Friday, April 26, 2013

     From the rather depressing but entirely sage observations of Sartre yesterday, we come to those of his, though unintended, progenitor, Soren Kierkegaard, today.  To wit, as Kierkegaard observed, "If there were no eternal consciousness in a man, if at the foundations of all there lay only a wildly seething power which writhing with obscure passions produced everything that is great and everything that is significant, if a bottomless void never satiated lay hidden beneath all--what then would life be but despair?"
     Kierkegaard's words are well put, and I think Sartre would agree with them.  Without eternity, life really is about despair.  It's great, but it ultimately has no point.  It's here, yes, it's good, yes, but we still do not know why it is here, why it happened, why it is here rather than not.  Why life?  Though we can live insisting that we do not need to know these things, to do so is not being fully honest about who we are.  We all want to know why we are here.  We're human.

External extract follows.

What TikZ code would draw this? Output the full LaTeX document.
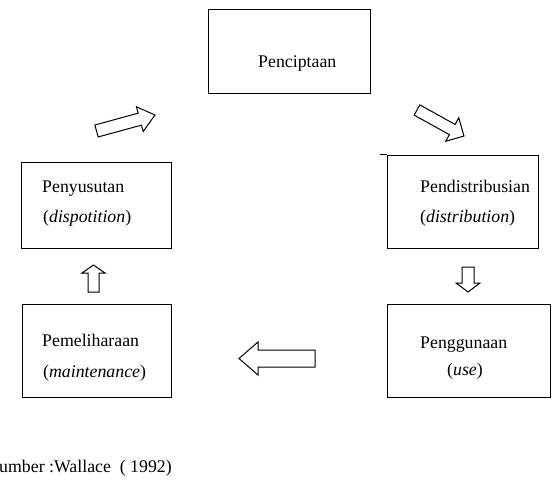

     Put another way, we cannot be fully human without being fully committed to knowing what it is to be human.  Otherwise, we are asking questions about everything, but the most important thing:  why are we anything at all?
     And this is a question that "anything" cannot answer.  The only way that "what is" can explain why it is, is by using what it is to do so.  It's a circle, a circle without an explanation.
     So we ask this question:  is life really no more than Sartre's vision of a vast, bottomless passion?